Le tourisme est dès son origine une histoire d’échanges et de liens, le voyage ne pouvant exister sans la rencontre entre touristes et locaux. Du côté des locaux, les pratiques de tourisme contributif peuvent réduire le sentiment d’exploitation ou d’invasion. Pour les voyageurs, elles offrent une manière de s’impliquer davantage et d’échapper à l’image du « touriste-pigeon ». Cette contribution, qu’elle soit environnementale, culturelle ou sociale, pourrait non seulement renforcer leur satisfaction personnelle, mais aussi désamorcer une partie des tensions ressenties sur place.

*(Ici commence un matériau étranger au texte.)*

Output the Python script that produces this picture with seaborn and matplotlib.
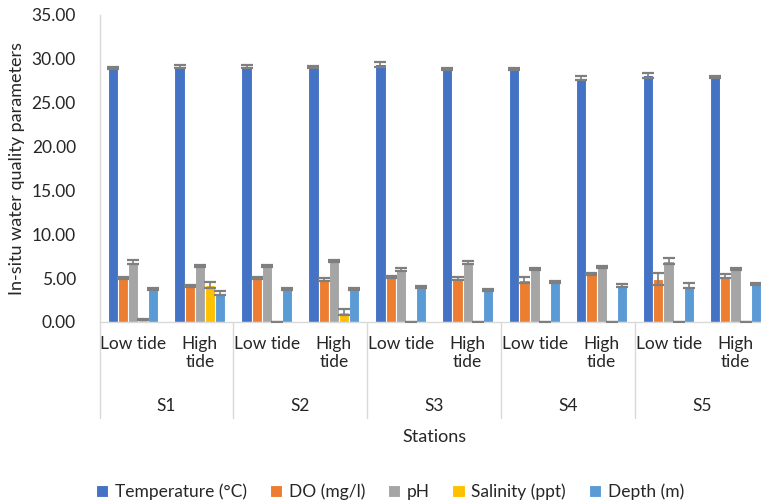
import matplotlib
matplotlib.use("Agg")
import matplotlib.pyplot as plt
import matplotlib.transforms as mtransforms
import seaborn as sns
import pandas as pd

# values
stations = ["S1", "S2", "S3", "S4", "S5"]
tides = ["Low tide", "High tide"]
params = ["Temperature (°C)", "DO (mg/l)", "pH", "Salinity (ppt)", "Depth (m)"]
colors = ["#4472C4", "#ED7D31", "#A5A5A5", "#FFC000", "#5B9BD5"]

# order: S1 low, S1 high, S2 low, ... S5 high
temperature = [28.88, 29.06, 29.06, 29.02, 29.33, 28.80, 28.83, 27.77, 28.08, 27.89]
do_mg = [5.04, 4.10, 5.04, 4.86, 5.09, 4.93, 4.78, 5.43, 4.86, 5.24]
ph = [6.86, 6.37, 6.37, 6.94, 6.00, 6.79, 6.00, 6.29, 6.91, 6.07]
salinity = [0.25, 4.21, 0.03, 1.10, 0.03, 0.03, 0.02, 0.02, 0.03, 0.03]
depth = [3.72, 3.27, 3.79, 3.76, 4.02, 3.64, 4.52, 4.13, 4.13, 4.29]

temperature_err = [0.10, 0.15, 0.15, 0.15, 0.30, 0.15, 0.10, 0.20, 0.30, 0.10]
do_err = [0.10, 0.10, 0.10, 0.20, 0.10, 0.20, 0.35, 0.10, 0.70, 0.20]
ph_err = [0.25, 0.10, 0.10, 0.15, 0.15, 0.20, 0.10, 0.10, 0.35, 0.10]
salinity_err = [0.05, 0.30, 0.02, 0.35, 0.02, 0.02, 0.02, 0.02, 0.02, 0.02]
depth_err = [0.10, 0.25, 0.10, 0.10, 0.10, 0.15, 0.10, 0.20, 0.30, 0.10]

values = [temperature, do_mg, ph, salinity, depth]
errors = [temperature_err, do_err, ph_err, salinity_err, depth_err]

sns.set_theme(style="white")
plt.rcParams["font.family"] = ["Lato", "DejaVu Sans"]
text_color = "#262626"
line_color = "#D9D9D9"

keys = [f"{s} {t}" for s in stations for t in tides]
rows = []
for p, vals in zip(params, values):
    for k, v in zip(keys, vals):
        rows.append({"key": k, "param": p, "value": v})
df = pd.DataFrame(rows)

fig = plt.figure(figsize=(7.61, 5.03), dpi=100)
ax = fig.add_axes([99.5 / 761, 1 - 322 / 503, 669.5 / 761, 307.5 / 503])

sns.barplot(data=df, x="key", y="value", hue="param", order=keys, hue_order=params,
            palette=dict(zip(params, colors)), saturation=1, width=0.76, errorbar=None,
            edgecolor="white", linewidth=0.8, ax=ax, legend=True)

# error bars on top of each bar
for container, errs in zip(ax.containers, errors):
    for bar, e in zip(container, errs):
        ax.errorbar(bar.get_x() + bar.get_width() / 2, bar.get_height(), yerr=e,
                    fmt="none", ecolor="#7F7F7F", elinewidth=1.2, capsize=4,
                    capthick=1.6, zorder=3)

ax.set_xlim(-0.5, len(keys) - 0.5)
ax.set_ylim(0, 35)
ax.set_yticks(range(0, 36, 5))
ax.set_yticklabels([f"{v:.2f}" for v in range(0, 36, 5)], fontsize=12.5, color=text_color)
ax.tick_params(axis="y", length=0, pad=17)
ax.set_xticks(range(len(keys)))
ax.set_xticklabels(["Low tide", "High\ntide"] * len(stations), fontsize=12.5,
                   color=text_color, linespacing=1.15)
ax.tick_params(axis="x", length=0, pad=10)

for side in ["top", "right"]:
    ax.spines[side].set_visible(False)
for side in ["left", "bottom"]:
    ax.spines[side].set_color(line_color)
    ax.spines[side].set_linewidth(1)

# station separators and labels
trans = mtransforms.blended_transform_factory(ax.transData, ax.transAxes)
for i in range(len(stations) + 1):
    ax.plot([i * 2 - 0.5, i * 2 - 0.5], [0, -0.312], color=line_color, lw=1,
            transform=trans, clip_on=False)
for i, s in enumerate(stations):
    ax.text(i * 2 + 0.5, -0.273, s, transform=trans, ha="center", va="center",
            fontsize=12.5, color=text_color)

ax.set_xlabel("Stations", fontsize=13, color=text_color)
ax.xaxis.set_label_coords(0.5, -0.374)
ax.xaxis.label.set_va("center")
ax.set_ylabel("In-situ water quality parameters", fontsize=13, color=text_color)
ax.yaxis.set_label_coords(-0.123, 0.5)
ax.yaxis.label.set_va("center")

handles, labels = ax.get_legend_handles_labels()
ax.get_legend().remove()
fig.legend(handles, labels, loc="center", bbox_to_anchor=(390 / 761, 1 - 492 / 503),
           ncol=5, frameon=False, fontsize=12.5, handlelength=0.7, handleheight=0.7,
           handletextpad=0.4, columnspacing=1.3, labelcolor=text_color)

fig.savefig("out.png", dpi=100)
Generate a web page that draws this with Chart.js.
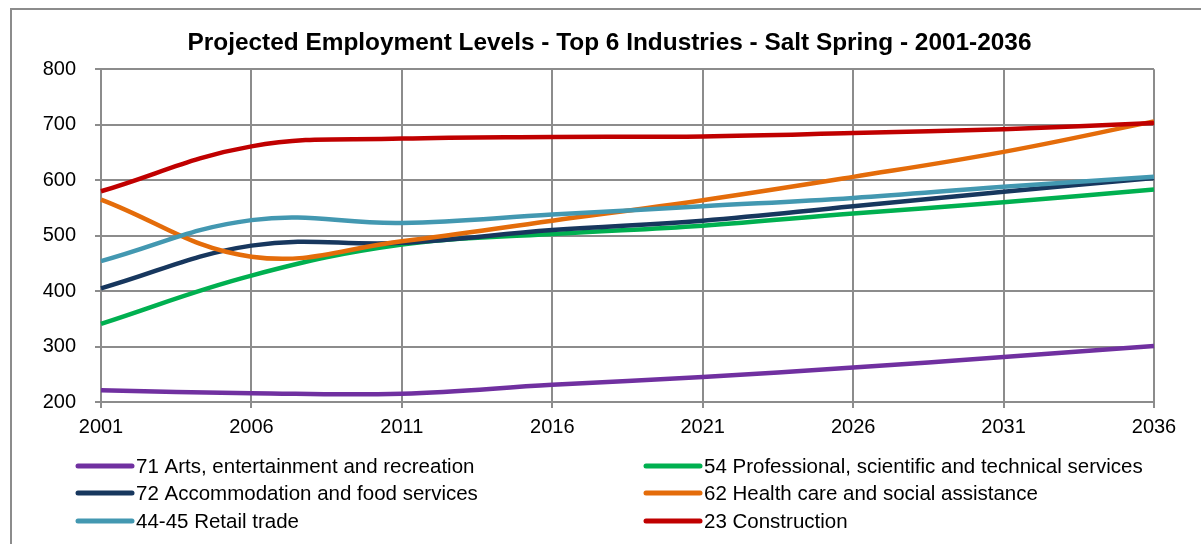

Ainsi, sans prétendre transformer instantanément la dynamique entre hôtes et visiteurs, le tourisme contributif peut être envisagé comme une manière de reconstruire des liens plus équilibrés. Il s’agit moins de rêver à une utopie parfaite que de poser les bases d’un tourisme où les bénéfices sont partagés, et où chacun retrouve sa place, dans une période où le dialogue semble plus nécessaire que jamais. Et les voyageurs, conscients de leur rôle, reviendraient, non pas en pigeons, mais en colibris, prêts à contribuer à l’effort collectif.